American born son of Saudi embassy employee who joined Al Qaeda and plotted to kill Bush defended by CAIR lawyer
Council on American Arab Relations legal advisor Khurrum Waheed also defending Rafiq Sabir who swore allegiance to Al Qaeda
24 Year Old Son Of Saudi Embassy Employee Convicted In Bush Assassination Plot
November 22, 2005 - San Francisco, CA - PipeLineNews.org - Ahmed Abu Ali a 24 year-old Arab American college student and member of al-Qaeda, was convicted today of engaging in a plot to assassinate President Bush. Ali was arrested in 2003 by authorities at the University of Medina in Saudi Arabia. In pre-trial proceedings Ali claimed that his confession was the result of Saudi torture but he refused to testify during the general trial proceedings and as a result the jury which came to a verdict in 2 days never heard the now suspect claim.

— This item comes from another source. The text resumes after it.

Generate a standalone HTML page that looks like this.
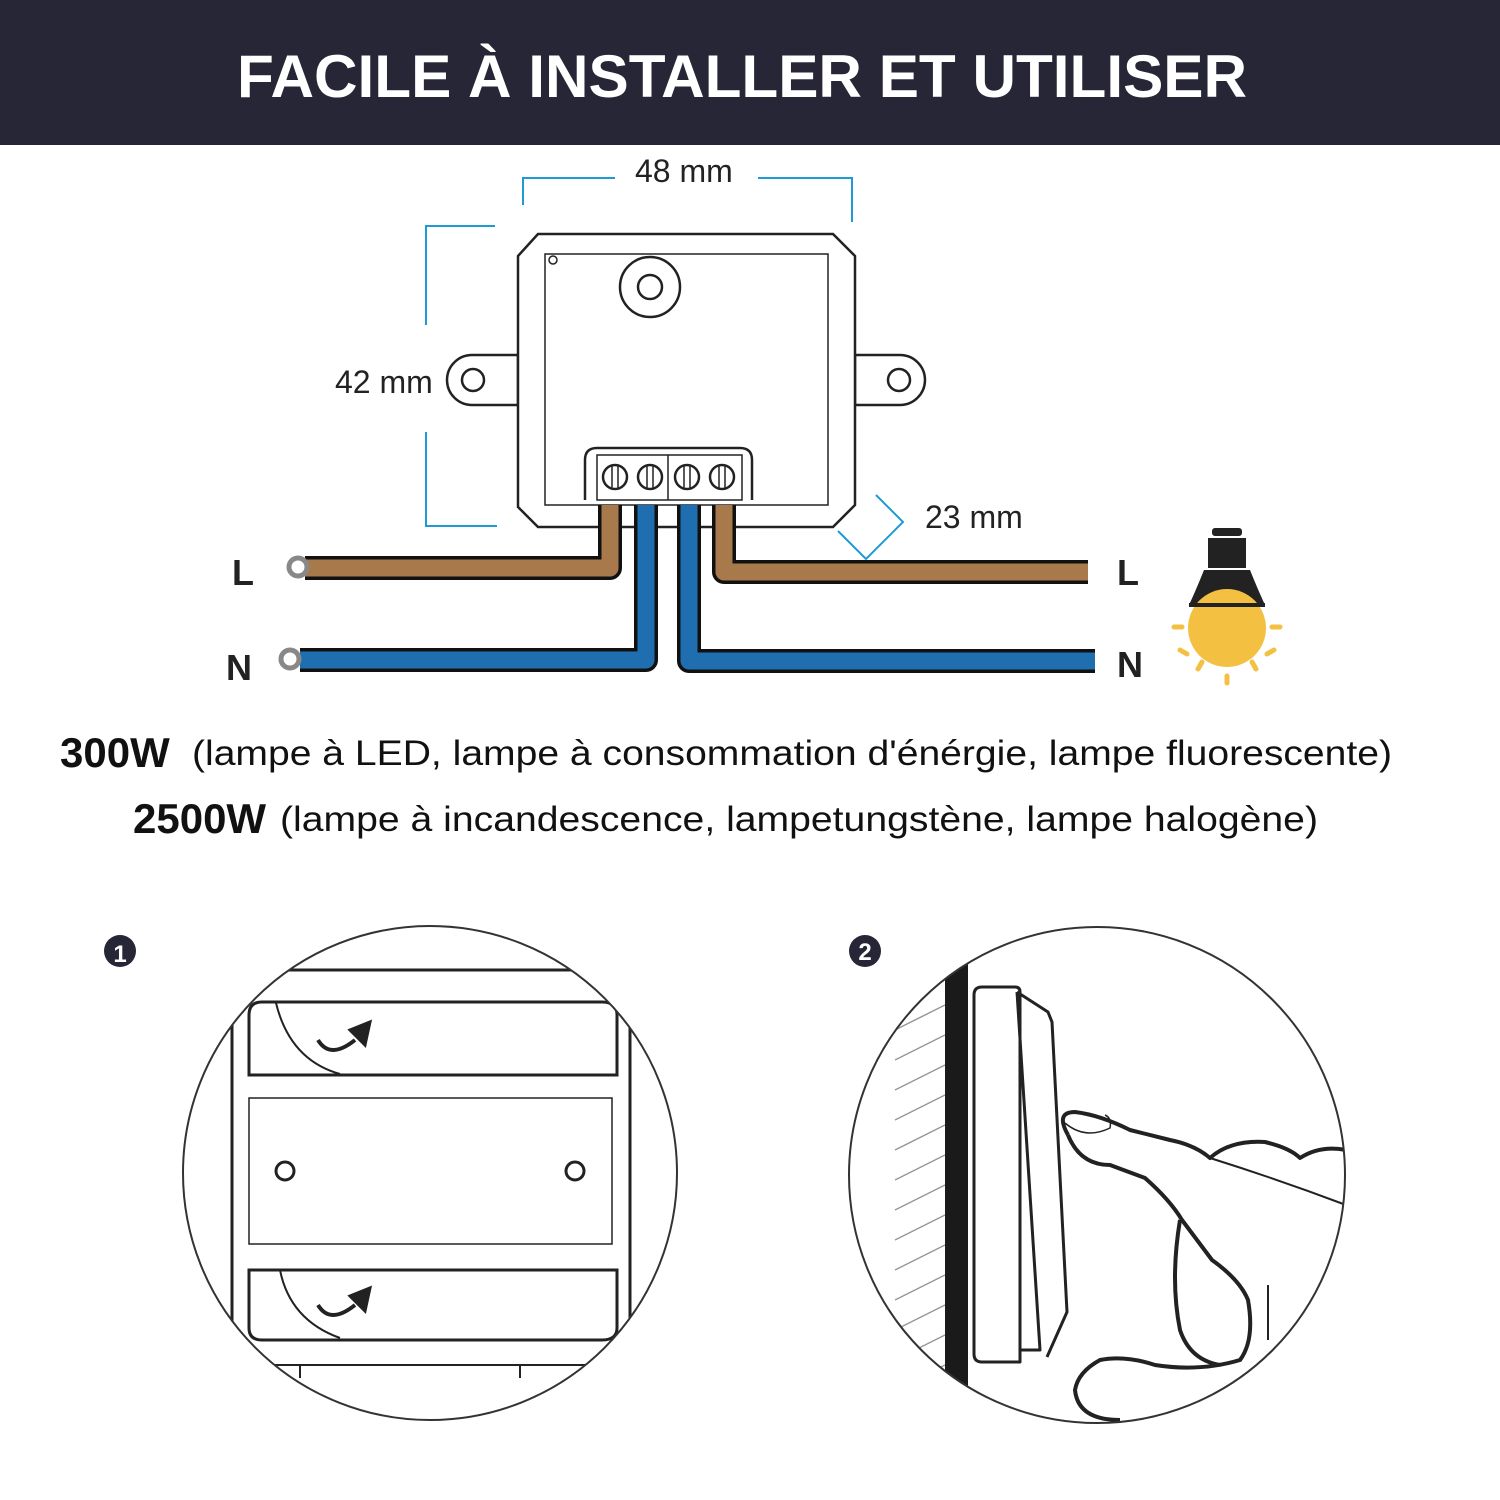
<!DOCTYPE html>
<html><head><meta charset="utf-8"><style>
html,body{margin:0;padding:0;background:#fff;width:1500px;height:1500px;overflow:hidden}
svg{display:block}
</style></head><body>
<svg width="1500" height="1500" viewBox="0 0 1500 1500" xmlns="http://www.w3.org/2000/svg">
<rect x="0" y="0" width="1500" height="145" fill="#262636"/>
<text x="742" y="97" text-anchor="middle" font-family="Liberation Sans, sans-serif" font-weight="bold" font-size="60" fill="#fff" textLength="1010" lengthAdjust="spacingAndGlyphs">FACILE À INSTALLER ET UTILISER</text>

<g stroke="#1e9ad6" stroke-width="2" fill="none">
<path d="M523,205 V178 H615 M758,178 H852 V222"/>
<path d="M495,226 H426 V325 M426,432 V526 H497"/>
<path d="M876,495 L903,522 L866,559 L838,531"/>
</g>
<g font-family="Liberation Sans, sans-serif" font-size="32" fill="#222">
<text x="635" y="182">48 mm</text>
<text x="335" y="393">42 mm</text>
<text x="925" y="528">23 mm</text>
</g>

<g stroke="#222" stroke-width="2.5" fill="#fff">
<path d="M518,355 H472 A25,25 0 0 0 472,405 H518 Z"/>
<path d="M855,355 H900 A25,25 0 0 1 900,405 H855 Z"/>
<circle cx="473" cy="380" r="11"/>
<circle cx="899" cy="380" r="11"/>
<path d="M538,234 H833 L855,256 V505 L833,527 H538 L518,507 V256 Z"/>
<path d="M545,254 H828 V505 H545 Z" fill="none" stroke-width="1.5"/>
<circle cx="650" cy="287" r="30"/>
<circle cx="650" cy="287" r="12"/>
<circle cx="553" cy="260" r="4" stroke-width="1.5"/>
<path d="M585,500 V460 Q585,448 597,448 H740 Q752,448 752,460 V500" />
<rect x="597" y="455" width="145" height="45" stroke-width="1.5"/>
<line x1="668" y1="455" x2="668" y2="500" stroke-width="1.5"/>
<circle cx="615" cy="477" r="12"/><circle cx="650" cy="477" r="12"/>
<circle cx="687" cy="477" r="12"/><circle cx="722" cy="477" r="12"/>
<path d="M612,466 V488 M618,466 V488 M647,466 V488 M653,466 V488 M684,466 V488 M690,466 V488 M719,466 V488 M725,466 V488" stroke-width="1.5"/>
</g>

<g fill="none" stroke-linejoin="round">
<path d="M305,568 H610 V505" stroke="#111" stroke-width="24"/>
<path d="M305,568 H610 V505" stroke="#a8794a" stroke-width="17"/>
<path d="M300,660 H646 V505" stroke="#111" stroke-width="24"/>
<path d="M300,660 H646 V505" stroke="#1f6fb0" stroke-width="17"/>
<path d="M689,505 V661 H1095" stroke="#111" stroke-width="24"/>
<path d="M689,505 V661 H1095" stroke="#1f6fb0" stroke-width="17"/>
<path d="M724,505 V572 H1088" stroke="#111" stroke-width="24"/>
<path d="M724,505 V572 H1088" stroke="#a8794a" stroke-width="17"/>
</g>
<circle cx="298" cy="567" r="9" fill="#fff" stroke="#888" stroke-width="5"/>
<circle cx="290" cy="659" r="9" fill="#fff" stroke="#888" stroke-width="5"/>
<g font-family="Liberation Sans, sans-serif" font-weight="bold" font-size="36" fill="#222">
<text x="232" y="585">L</text>
<text x="226" y="680">N</text>
<text x="1117" y="585">L</text>
<text x="1117" y="677">N</text>
</g>

<g>
<rect x="1212" y="528" width="30" height="8" rx="3" fill="#222"/>
<rect x="1208" y="538" width="38" height="30" fill="#222"/>
<path d="M1204,570 H1250 Q1258,590 1265,605 H1189 Q1196,590 1204,570 Z" fill="#222"/>
<circle cx="1227" cy="628" r="39" fill="#f4c042"/>
<path d="M1189,605 H1265" stroke="#222" stroke-width="4"/>
<g stroke="#f4c042" stroke-width="5" stroke-linecap="round">
<line x1="1174" y1="627" x2="1182" y2="627"/><line x1="1272" y1="627" x2="1280" y2="627"/>
<line x1="1180" y1="650" x2="1187" y2="654"/><line x1="1274" y1="650" x2="1267" y2="654"/>
<line x1="1198" y1="669" x2="1202" y2="662"/><line x1="1256" y1="669" x2="1252" y2="662"/>
<line x1="1227" y1="676" x2="1227" y2="683"/>
</g>
</g>

<g font-family="Liberation Sans, sans-serif" fill="#111">
<text x="60" y="767" font-size="42" font-weight="bold">300W</text>
<text x="192" y="765" font-size="35" textLength="1200" lengthAdjust="spacingAndGlyphs">(lampe à LED, lampe à consommation d'énérgie, lampe fluorescente)</text>
<text x="133" y="833" font-size="42" font-weight="bold">2500W</text>
<text x="280" y="831" font-size="35" textLength="1038" lengthAdjust="spacingAndGlyphs">(lampe à incandescence, lampetungstène, lampe halogène)</text>
</g>

<circle cx="120" cy="951" r="16" fill="#262636"/>
<text x="120" y="962" text-anchor="middle" font-family="Liberation Sans, sans-serif" font-weight="bold" font-size="24" fill="#fff">1</text>
<circle cx="865" cy="951" r="16" fill="#262636"/>
<text x="865" y="960" text-anchor="middle" font-family="Liberation Sans, sans-serif" font-weight="bold" font-size="24" fill="#fff">2</text>

<defs>
<clipPath id="c1"><circle cx="430" cy="1173" r="247"/></clipPath>
<clipPath id="c2"><circle cx="1097" cy="1175" r="248"/></clipPath>
</defs>
<g clip-path="url(#c1)" stroke="#222" fill="none" stroke-width="3">
<line x1="230" y1="970" x2="640" y2="970"/>
<line x1="232" y1="1000" x2="232" y2="1380"/>
<line x1="630" y1="1000" x2="630" y2="1380"/>
<path d="M249,1075 V1015 Q249,1002 262,1002 H602 Q617,1002 617,1015 V1075 Z"/>
<path d="M276,1003 Q290,1060 340,1074" stroke-width="2"/>
<path d="M249,1270 H617 V1328 Q617,1340 602,1340 H262 Q249,1340 249,1328 Z"/>
<path d="M280,1270 Q290,1320 340,1338" stroke-width="2"/>
<rect x="249" y="1098" width="363" height="146" stroke-width="1.5"/>
<circle cx="285" cy="1171" r="9"/>
<circle cx="575" cy="1171" r="9"/>
<path d="M250,1365 H610 M300,1365 V1378 M520,1365 V1378" stroke-width="2"/>
<path d="M318,1040 Q330,1060 355,1040" stroke-width="4"/>
<path d="M350,1030 L370,1022 L365,1045 Z" fill="#222"/>
<path d="M318,1305 Q330,1325 355,1305" stroke-width="4"/>
<path d="M350,1296 L370,1288 L365,1311 Z" fill="#222"/>
</g>
<circle cx="430" cy="1173" r="247" fill="none" stroke="#333" stroke-width="2"/>

<g clip-path="url(#c2)" fill="none">
<g stroke="#999" stroke-width="1.5">
<path d="M895,1000 L945,975 M895,1030 L945,1005 M895,1060 L945,1035 M895,1090 L945,1065 M895,1120 L945,1095 M895,1150 L945,1125 M895,1180 L945,1155 M895,1210 L945,1185 M895,1240 L945,1215 M895,1270 L945,1245 M895,1300 L945,1275 M895,1330 L945,1305 M895,1360 L945,1335 M895,1390 L945,1365"/>
</g>
<rect x="945" y="960" width="23" height="480" fill="#1a1a1a"/>
<g stroke="#222" stroke-width="3" stroke-linejoin="round">
<path d="M982,987 H1015 Q1020,987 1020,992 V1362 H982 Q974,1362 974,1354 V995 Q974,987 982,987 Z"/>
<path d="M1017,992 L1048,1012 L1052,1022 L1067,1312 L1047,1357"/>
<path d="M1017,992 L1040,1350 H1020"/>
<path d="M1068,1135 Q1055,1112 1075,1112 Q1100,1115 1130,1130 L1170,1140 Q1195,1145 1210,1158 Q1230,1140 1265,1142 Q1290,1148 1300,1158 Q1320,1145 1346,1150" stroke-width="4"/>
<path d="M1068,1135 Q1080,1165 1110,1165 L1145,1178 Q1170,1200 1182,1220 L1212,1260 Q1240,1280 1248,1300 Q1255,1340 1240,1360 Q1200,1372 1155,1365 Q1125,1355 1100,1360 Q1078,1372 1075,1390 Q1078,1420 1120,1420" stroke-width="4"/>
<path d="M1180,1220 Q1170,1280 1180,1330 Q1190,1360 1220,1365" stroke-width="4"/>
<path d="M1210,1158 Q1280,1180 1346,1205" stroke-width="2"/>
<path d="M1065,1123 Q1085,1140 1110,1128 Q1112,1118 1105,1115" stroke-width="1.5"/>
<path d="M1268,1285 V1340" stroke-width="2"/>
</g>
</g>
<circle cx="1097" cy="1175" r="248" fill="none" stroke="#333" stroke-width="2"/>
</svg>
</body></html>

Ali's father (Omar) is an employee of the Saudi Embassy which raises serious questions as to the degree to which Ali might have had access to the president and other prominent politicians.
Abu Ali's defense attorney is no other than the Council on American Islamic Relations [CAIR] director of civil rights Khurrum Wahid. Wahid is also engaged in defending the Islamic Center of Boca Raton's Rafiq Sabir on charges of giving material aid to al-Qaeda.

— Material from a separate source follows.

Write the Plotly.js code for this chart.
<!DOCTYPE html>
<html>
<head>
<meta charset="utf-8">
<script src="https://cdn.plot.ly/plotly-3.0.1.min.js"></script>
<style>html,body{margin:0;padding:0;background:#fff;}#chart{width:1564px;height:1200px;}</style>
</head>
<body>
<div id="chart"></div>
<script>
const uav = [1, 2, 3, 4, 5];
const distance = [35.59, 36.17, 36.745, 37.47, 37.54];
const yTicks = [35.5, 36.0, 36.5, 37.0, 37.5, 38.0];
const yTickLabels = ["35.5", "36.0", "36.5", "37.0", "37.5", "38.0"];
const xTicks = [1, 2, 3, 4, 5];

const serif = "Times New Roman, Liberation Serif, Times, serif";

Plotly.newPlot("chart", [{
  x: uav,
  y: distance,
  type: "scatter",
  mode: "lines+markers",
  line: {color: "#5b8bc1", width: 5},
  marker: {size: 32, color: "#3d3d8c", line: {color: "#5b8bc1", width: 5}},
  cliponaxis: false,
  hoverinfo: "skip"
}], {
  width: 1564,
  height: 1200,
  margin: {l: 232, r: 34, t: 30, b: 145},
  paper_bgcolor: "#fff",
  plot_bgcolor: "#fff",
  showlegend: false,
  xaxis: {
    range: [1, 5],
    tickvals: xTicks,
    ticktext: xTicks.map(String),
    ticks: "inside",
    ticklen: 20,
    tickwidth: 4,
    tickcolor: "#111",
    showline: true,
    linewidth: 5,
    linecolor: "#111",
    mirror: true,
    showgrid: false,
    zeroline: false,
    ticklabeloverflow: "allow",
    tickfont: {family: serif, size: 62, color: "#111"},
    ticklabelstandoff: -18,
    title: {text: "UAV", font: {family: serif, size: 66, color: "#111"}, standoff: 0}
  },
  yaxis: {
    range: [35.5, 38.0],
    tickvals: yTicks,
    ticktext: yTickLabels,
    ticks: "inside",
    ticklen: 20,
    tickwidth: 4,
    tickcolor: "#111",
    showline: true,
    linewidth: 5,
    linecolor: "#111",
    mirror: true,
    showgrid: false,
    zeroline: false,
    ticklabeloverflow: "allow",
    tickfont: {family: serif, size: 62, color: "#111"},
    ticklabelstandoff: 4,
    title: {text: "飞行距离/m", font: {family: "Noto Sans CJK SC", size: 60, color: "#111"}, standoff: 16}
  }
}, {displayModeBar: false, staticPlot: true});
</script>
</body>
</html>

Of the case government prosecutor Stephen Campbel said "The true focus of his [Ali's] education quickly became apparent...Instead of studying Islamic law, he began attending secret terrorist training sessions."
Muslim student guilty of conspiring to kill Bush
Abu Ali - a 24-year-old US citizen born to a Jordanian father and raised in Falls Church, Virginia - could get life in prison on charges that included conspiracy to assassinate the President, conspiracy to hijack aircraft and providing support to al-Qa'ida. His sentencing is scheduled for February 17.
The jury deliberated for 2 1/2 days. Abu Ali swallowed hard before the verdict was read but otherwise showed little emotion. He did not testify during his trial.
Defence lawyer Khurrum Wahid said Abu Ali would appeal. Mr Wahid said his client was "disappointed that the jury didn't see the truth, and he wants us to continue the fight".
Mr Wahid said it was difficult for anyone to get a fair trial in the US when the accusations involved al-Qa'ida.
"I think the country went through a very traumatic event on September 11 and it's very difficult for people to separate that from the facts in a particular case," he said.
Jurors in the three-week trial saw a videotaped confession in which Abu Ali said he joined al-Qa'ida because he hated the US for its support of Israel.
Notes taken by his Saudi interrogators said he discussed many potential terror plots, but the one that most appealed to him was killing "the leader of the infidels" - Mr Bush.
Defence lawyers argued that Abu Ali gave a false confession after being whipped and beaten by agents of the Saudi security force, the Mubahith.
But prosecutors denied that Abu Ali, who was enrolled at the Islamic University of Medina in Saudi Arabia at the time of his arrest in June 2003, was mistreated.
They presented video testimony from Abu Ali's Saudi interrogators, who said he had confessed immediately after being confronted with evidence obtained from other suspected al-Qa'ida members.